=== Task goal ===
Print the listing below exactly.

─── Given information

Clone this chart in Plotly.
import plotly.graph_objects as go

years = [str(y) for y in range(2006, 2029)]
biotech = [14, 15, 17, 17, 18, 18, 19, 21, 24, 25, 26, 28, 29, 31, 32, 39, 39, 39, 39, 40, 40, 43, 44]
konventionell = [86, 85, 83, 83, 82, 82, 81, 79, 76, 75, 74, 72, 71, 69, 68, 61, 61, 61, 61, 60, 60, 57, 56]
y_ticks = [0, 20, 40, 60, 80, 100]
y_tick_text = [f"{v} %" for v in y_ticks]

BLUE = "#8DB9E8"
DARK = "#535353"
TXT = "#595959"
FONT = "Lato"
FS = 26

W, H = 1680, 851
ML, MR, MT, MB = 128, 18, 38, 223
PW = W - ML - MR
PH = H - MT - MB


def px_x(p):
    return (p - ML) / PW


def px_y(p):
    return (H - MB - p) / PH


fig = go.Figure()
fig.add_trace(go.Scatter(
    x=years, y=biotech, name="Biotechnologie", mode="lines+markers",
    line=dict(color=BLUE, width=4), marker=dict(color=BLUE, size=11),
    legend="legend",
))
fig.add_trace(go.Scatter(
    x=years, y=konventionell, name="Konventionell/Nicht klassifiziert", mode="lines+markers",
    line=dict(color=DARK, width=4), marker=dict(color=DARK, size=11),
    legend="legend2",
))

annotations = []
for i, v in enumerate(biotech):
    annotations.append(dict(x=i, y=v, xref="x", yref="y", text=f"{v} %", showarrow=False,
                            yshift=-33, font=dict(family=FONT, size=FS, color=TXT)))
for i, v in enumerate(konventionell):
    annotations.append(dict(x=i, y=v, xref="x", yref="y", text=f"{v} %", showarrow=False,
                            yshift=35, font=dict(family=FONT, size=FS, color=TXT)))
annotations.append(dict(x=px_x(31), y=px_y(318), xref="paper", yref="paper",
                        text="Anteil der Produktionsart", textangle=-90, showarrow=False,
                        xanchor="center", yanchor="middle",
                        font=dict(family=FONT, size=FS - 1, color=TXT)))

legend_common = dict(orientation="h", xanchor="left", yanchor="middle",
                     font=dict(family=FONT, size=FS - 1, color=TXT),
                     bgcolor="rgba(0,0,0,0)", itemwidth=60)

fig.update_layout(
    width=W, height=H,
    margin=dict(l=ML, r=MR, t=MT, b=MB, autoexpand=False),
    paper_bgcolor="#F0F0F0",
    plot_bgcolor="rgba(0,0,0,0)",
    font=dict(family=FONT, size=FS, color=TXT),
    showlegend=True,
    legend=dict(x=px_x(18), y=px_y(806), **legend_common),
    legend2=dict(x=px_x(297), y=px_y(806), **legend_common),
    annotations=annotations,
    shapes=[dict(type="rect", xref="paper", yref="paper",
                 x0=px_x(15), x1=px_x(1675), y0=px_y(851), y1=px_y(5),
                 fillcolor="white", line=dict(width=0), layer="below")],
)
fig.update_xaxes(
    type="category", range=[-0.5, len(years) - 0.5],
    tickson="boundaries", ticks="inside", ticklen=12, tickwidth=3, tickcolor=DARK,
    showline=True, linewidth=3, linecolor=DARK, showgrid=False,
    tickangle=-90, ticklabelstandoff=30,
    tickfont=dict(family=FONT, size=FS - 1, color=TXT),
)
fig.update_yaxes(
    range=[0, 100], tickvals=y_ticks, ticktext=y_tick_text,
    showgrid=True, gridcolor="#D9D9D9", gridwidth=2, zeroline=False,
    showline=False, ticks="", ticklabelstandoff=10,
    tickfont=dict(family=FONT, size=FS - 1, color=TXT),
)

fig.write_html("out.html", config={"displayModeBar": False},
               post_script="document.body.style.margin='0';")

──────

=== Final answer ===
Clone this chart in Plotly.
import plotly.graph_objects as go

years = [str(y) for y in range(2006, 2029)]
biotech = [14, 15, 17, 17, 18, 18, 19, 21, 24, 25, 26, 28, 29, 31, 32, 39, 39, 39, 39, 40, 40, 43, 44]
konventionell = [86, 85, 83, 83, 82, 82, 81, 79, 76, 75, 74, 72, 71, 69, 68, 61, 61, 61, 61, 60, 60, 57, 56]
y_ticks = [0, 20, 40, 60, 80, 100]
y_tick_text = [f"{v} %" for v in y_ticks]

BLUE = "#8DB9E8"
DARK = "#535353"
TXT = "#595959"
FONT = "Lato"
FS = 26

W, H = 1680, 851
ML, MR, MT, MB = 128, 18, 38, 223
PW = W - ML - MR
PH = H - MT - MB


def px_x(p):
    return (p - ML) / PW


def px_y(p):
    return (H - MB - p) / PH


fig = go.Figure()
fig.add_trace(go.Scatter(
    x=years, y=biotech, name="Biotechnologie", mode="lines+markers",
    line=dict(color=BLUE, width=4), marker=dict(color=BLUE, size=11),
    legend="legend",
))
fig.add_trace(go.Scatter(
    x=years, y=konventionell, name="Konventionell/Nicht klassifiziert", mode="lines+markers",
    line=dict(color=DARK, width=4), marker=dict(color=DARK, size=11),
    legend="legend2",
))

annotations = []
for i, v in enumerate(biotech):
    annotations.append(dict(x=i, y=v, xref="x", yref="y", text=f"{v} %", showarrow=False,
                            yshift=-33, font=dict(family=FONT, size=FS, color=TXT)))
for i, v in enumerate(konventionell):
    annotations.append(dict(x=i, y=v, xref="x", yref="y", text=f"{v} %", showarrow=False,
                            yshift=35, font=dict(family=FONT, size=FS, color=TXT)))
annotations.append(dict(x=px_x(31), y=px_y(318), xref="paper", yref="paper",
                        text="Anteil der Produktionsart", textangle=-90, showarrow=False,
                        xanchor="center", yanchor="middle",
                        font=dict(family=FONT, size=FS - 1, color=TXT)))

legend_common = dict(orientation="h", xanchor="left", yanchor="middle",
                     font=dict(family=FONT, size=FS - 1, color=TXT),
                     bgcolor="rgba(0,0,0,0)", itemwidth=60)

fig.update_layout(
    width=W, height=H,
    margin=dict(l=ML, r=MR, t=MT, b=MB, autoexpand=False),
    paper_bgcolor="#F0F0F0",
    plot_bgcolor="rgba(0,0,0,0)",
    font=dict(family=FONT, size=FS, color=TXT),
    showlegend=True,
    legend=dict(x=px_x(18), y=px_y(806), **legend_common),
    legend2=dict(x=px_x(297), y=px_y(806), **legend_common),
    annotations=annotations,
    shapes=[dict(type="rect", xref="paper", yref="paper",
                 x0=px_x(15), x1=px_x(1675), y0=px_y(851), y1=px_y(5),
                 fillcolor="white", line=dict(width=0), layer="below")],
)
fig.update_xaxes(
    type="category", range=[-0.5, len(years) - 0.5],
    tickson="boundaries", ticks="inside", ticklen=12, tickwidth=3, tickcolor=DARK,
    showline=True, linewidth=3, linecolor=DARK, showgrid=False,
    tickangle=-90, ticklabelstandoff=30,
    tickfont=dict(family=FONT, size=FS - 1, color=TXT),
)
fig.update_yaxes(
    range=[0, 100], tickvals=y_ticks, ticktext=y_tick_text,
    showgrid=True, gridcolor="#D9D9D9", gridwidth=2, zeroline=False,
    showline=False, ticks="", ticklabelstandoff=10,
    tickfont=dict(family=FONT, size=FS - 1, color=TXT),
)

fig.write_html("out.html", config={"displayModeBar": False},
               post_script="document.body.style.margin='0';")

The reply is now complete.